NELA-GT-2020¶
Creators: Maurício Gruppi, Benjamin D. Horne, Sibel Adalı — Rensselaer Polytechnic Institute
Citation: [[2021-gruppi-nela-gt-2020|Gruppi, Horne & Adalı (2021)]]
DOI: https://doi.org/10.7910/DVN/CHMUYZ
Overview¶
NELA-GT-2020 is a large multi-labelled news dataset comprising 1.78M news articles from 519 sources collected throughout 2020 (January 1–December 31). It is an updated successor to NELA-GT-2019, nearly doubling the number of sources and introducing a novel feature: embedded tweets found within news articles.

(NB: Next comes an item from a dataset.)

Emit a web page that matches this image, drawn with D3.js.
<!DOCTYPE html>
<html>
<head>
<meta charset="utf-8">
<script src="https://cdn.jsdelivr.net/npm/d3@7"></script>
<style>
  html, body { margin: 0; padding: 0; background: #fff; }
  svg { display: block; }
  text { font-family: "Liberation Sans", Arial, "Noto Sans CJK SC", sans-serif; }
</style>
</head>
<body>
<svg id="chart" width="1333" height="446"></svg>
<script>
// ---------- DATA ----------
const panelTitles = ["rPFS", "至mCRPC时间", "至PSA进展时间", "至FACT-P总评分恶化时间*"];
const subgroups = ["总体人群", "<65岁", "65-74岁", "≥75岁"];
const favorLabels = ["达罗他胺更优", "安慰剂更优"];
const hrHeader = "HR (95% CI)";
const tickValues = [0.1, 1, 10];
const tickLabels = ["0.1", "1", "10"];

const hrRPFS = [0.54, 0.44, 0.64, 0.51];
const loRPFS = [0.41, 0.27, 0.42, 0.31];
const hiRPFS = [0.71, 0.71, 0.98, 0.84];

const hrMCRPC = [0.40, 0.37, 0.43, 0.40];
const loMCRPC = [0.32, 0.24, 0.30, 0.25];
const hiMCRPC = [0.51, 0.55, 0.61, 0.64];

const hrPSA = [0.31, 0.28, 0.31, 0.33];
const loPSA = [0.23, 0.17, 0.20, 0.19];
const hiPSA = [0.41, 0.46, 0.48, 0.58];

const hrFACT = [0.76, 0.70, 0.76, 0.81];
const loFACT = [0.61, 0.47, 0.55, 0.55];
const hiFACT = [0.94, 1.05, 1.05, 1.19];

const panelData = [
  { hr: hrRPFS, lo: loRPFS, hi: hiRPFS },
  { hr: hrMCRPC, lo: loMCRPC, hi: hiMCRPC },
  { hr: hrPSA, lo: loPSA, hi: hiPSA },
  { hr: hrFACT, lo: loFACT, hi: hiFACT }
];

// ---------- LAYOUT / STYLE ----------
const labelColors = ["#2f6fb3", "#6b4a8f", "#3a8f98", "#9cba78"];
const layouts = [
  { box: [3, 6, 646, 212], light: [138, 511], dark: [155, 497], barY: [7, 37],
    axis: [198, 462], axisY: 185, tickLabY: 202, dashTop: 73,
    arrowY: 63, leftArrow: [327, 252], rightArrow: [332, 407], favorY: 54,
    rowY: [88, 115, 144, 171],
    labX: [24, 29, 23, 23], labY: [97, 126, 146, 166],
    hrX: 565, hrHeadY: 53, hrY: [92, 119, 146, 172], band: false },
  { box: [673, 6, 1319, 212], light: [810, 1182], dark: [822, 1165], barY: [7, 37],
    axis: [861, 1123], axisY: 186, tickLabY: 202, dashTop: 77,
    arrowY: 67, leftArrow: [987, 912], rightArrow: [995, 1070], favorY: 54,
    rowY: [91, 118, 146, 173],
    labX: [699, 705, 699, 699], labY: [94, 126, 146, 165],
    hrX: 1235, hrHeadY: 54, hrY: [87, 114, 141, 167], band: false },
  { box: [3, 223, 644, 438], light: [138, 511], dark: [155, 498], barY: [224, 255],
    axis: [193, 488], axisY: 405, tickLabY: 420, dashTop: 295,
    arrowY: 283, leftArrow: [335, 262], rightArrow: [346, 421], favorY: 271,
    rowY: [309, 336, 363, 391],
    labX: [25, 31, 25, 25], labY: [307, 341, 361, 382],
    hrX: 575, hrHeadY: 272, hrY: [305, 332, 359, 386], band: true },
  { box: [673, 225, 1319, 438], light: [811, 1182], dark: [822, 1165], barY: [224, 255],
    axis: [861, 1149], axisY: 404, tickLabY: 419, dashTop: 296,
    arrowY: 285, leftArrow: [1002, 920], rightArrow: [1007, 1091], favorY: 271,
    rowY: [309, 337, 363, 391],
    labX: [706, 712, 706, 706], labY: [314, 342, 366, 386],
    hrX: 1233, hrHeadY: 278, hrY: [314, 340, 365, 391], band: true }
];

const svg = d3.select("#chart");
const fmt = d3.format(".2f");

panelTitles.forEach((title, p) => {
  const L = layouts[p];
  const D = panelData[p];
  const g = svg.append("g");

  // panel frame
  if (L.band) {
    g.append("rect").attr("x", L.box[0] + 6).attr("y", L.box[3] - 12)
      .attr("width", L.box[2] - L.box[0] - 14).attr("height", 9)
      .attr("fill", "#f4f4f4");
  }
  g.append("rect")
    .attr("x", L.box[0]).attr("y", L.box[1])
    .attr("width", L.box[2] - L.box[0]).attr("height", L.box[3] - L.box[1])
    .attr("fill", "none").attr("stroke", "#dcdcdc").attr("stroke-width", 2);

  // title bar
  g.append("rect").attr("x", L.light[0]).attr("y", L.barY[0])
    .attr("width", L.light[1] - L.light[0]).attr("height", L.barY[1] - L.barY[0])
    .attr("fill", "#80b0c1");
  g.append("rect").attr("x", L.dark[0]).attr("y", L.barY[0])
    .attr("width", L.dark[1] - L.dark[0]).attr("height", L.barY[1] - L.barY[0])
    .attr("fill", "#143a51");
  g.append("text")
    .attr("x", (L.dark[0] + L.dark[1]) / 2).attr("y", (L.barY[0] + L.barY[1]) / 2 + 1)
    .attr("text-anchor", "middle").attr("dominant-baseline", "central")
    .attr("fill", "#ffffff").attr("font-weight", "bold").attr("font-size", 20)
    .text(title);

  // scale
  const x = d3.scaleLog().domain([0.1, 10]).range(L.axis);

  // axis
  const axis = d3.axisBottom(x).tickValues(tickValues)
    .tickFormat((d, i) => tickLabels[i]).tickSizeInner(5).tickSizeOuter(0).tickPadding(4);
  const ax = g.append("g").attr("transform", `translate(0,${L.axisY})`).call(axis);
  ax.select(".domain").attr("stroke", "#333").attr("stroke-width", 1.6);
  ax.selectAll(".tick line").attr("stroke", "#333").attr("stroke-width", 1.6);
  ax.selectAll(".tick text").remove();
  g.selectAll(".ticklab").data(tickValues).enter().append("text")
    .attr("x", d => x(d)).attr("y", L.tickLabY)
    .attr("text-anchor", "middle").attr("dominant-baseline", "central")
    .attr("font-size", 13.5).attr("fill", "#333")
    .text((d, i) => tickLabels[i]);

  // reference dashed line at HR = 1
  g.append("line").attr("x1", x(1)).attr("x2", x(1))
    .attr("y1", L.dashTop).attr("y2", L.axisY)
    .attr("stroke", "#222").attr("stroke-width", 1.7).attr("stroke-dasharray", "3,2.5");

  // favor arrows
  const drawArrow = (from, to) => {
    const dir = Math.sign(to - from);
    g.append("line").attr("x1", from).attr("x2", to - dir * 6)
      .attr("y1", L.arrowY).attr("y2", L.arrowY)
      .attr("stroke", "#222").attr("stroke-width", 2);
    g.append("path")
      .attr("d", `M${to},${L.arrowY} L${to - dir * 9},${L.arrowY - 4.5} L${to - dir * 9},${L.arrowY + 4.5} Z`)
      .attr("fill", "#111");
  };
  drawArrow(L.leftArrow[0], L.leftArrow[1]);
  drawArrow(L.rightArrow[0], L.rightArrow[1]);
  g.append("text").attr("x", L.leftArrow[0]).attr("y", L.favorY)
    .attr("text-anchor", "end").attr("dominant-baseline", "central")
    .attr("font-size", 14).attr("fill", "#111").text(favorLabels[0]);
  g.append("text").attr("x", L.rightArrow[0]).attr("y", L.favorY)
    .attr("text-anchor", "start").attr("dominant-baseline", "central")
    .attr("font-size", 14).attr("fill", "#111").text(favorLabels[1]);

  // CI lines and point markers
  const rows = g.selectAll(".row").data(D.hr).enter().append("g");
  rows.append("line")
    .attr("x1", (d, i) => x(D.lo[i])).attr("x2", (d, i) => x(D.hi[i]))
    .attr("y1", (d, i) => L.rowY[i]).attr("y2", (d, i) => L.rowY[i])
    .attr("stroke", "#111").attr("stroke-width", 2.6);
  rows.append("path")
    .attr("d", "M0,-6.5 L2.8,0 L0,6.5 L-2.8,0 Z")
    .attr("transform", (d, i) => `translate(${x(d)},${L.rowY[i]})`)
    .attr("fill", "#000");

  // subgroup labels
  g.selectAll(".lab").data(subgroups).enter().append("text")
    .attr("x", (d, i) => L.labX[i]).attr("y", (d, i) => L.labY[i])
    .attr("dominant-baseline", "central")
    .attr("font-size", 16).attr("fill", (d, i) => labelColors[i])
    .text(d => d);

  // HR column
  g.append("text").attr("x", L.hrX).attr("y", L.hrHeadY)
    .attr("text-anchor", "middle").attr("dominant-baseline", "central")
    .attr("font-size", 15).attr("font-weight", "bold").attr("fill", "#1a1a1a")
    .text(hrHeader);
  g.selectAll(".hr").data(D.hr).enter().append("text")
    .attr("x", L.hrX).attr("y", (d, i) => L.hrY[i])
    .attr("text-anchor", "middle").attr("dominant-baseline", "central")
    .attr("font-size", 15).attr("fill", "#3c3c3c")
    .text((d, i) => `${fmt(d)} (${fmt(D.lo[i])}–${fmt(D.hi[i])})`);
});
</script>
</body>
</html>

The dataset captures two major 2020 events—the COVID-19 pandemic and the U.S. Presidential Election—with expansions into health-related news beyond the primarily political coverage of previous versions.
Data¶
Size: 1.78M articles from 519 news sources
Collection period: 2020 (full calendar year, with minor outage in weeks 13–15)
Language: English
Collection method: RSS feed scraping twice daily via feedparser and goose libraries
Source categories: - Mainstream news outlets (left, center, right bias) - Alternative news sources - Conspiracy-driven and pseudoscience media (258 additional sources vs. 2019)

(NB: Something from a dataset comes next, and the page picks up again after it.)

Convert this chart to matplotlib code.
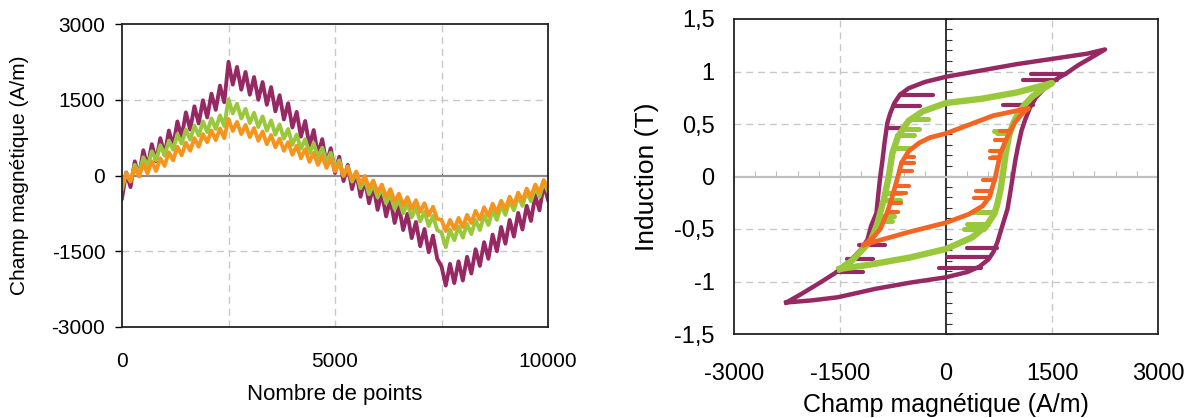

Temporal coverage: Weekly aggregation shows collection activity across 52 weeks; weeks 13–15 (March 25–April 8) experienced technical outages; estimated ~15K missing articles (~0.8% of dataset)
Embedded Tweets¶
Novel feature: 410,432 embedded tweets extracted from the news articles
- Tweets feature URLs, publication dates, author information
- Single article may contain multiple tweets; single tweet may appear in multiple articles
- Raw HTML stored in
tweettable with foreign key to parent article - Enables network analysis of article-tweet relationships
Labels¶
Source-level ground truth labels from Media Bias/Fact Check (MBFC) covering two dimensions of veracity:
- MBFC Factuality Score — 0–5 scale (low to high credibility)
- Conspiracy/Pseudoscience designation — binary flag for low-credibility categorization
Aggregated label¶
A 3-class source-level label: - Unreliable — sources with low/very-low factual reporting OR flagged as conspiracy/pseudoscience - Mixed — sources with mixed factual reporting score - Reliable — sources with high/very-high factual reporting
Format¶
SQLite database: Two tables: newsdata (articles) and tweet (embedded tweets)
JSON format: One JSON file per source containing list of articles
Article columns: id, date, source, title, content, author, published, published_utc, collection_utc, url
Tweet columns: id, article_id, embedded_tweet (raw HTML)
Availability¶
Dataset: https://doi.org/10.7910/DVN/CHMUYZ
Python extraction code: https://github.com/MELALab/nela-gt
Related datasets¶
- NELA-GT-2019 — predecessor dataset (2019 data, 1.12M articles)
- NELA-GT-2018 — foundational dataset (2018 data, 713K articles)
- FakeNewsNet — social-media-based dataset with engagement features
- ReCOVery — COVID-19-specific news credibility dataset
- CHECKED — Chinese-language COVID-19 misinformation dataset
Use cases¶
The dataset supports several research directions:
- Event-driven narrative analysis — tracking coverage of COVID-19 and the 2020 U.S. Presidential Election across reliable, mixed, and unreliable sources
- Robust veracity detection over time — longitudinal evaluation of fake news detection models using three consecutive years of data (2018–2020)
- News-social media dynamics — leveraging 410K embedded tweets to understand how social media content is incorporated into news articles and how this varies by source reliability
- Health misinformation — dedicated collection of health-related news enabling analysis of COVID-19 misinformation and disinformation tactics
- Media manipulation tactics — examining how unreliable outlets changed coverage strategies during major 2020 events
Notes¶
NELA-GT-2020 differs from NELA-GT-2019 in: (1) 258 additional sources (from 261 to 519), mostly fringe/unreliable outlets; (2) expanded topic scope from primarily political news to include health-related articles; (3) embedded tweets (410K tweets) providing novel news-social media linking; (4) simplified ground truth relying solely on MBFC labels (vs. seven assessment sites in 2019) due to MBFC's comprehensiveness and availability; (5) larger scale (1.78M vs. 1.12M articles). The three NELA datasets combined provide 3.5+ years of longitudinal news data (2018–2020) for studying concept drift, robustness, and long-term misinformation dynamics.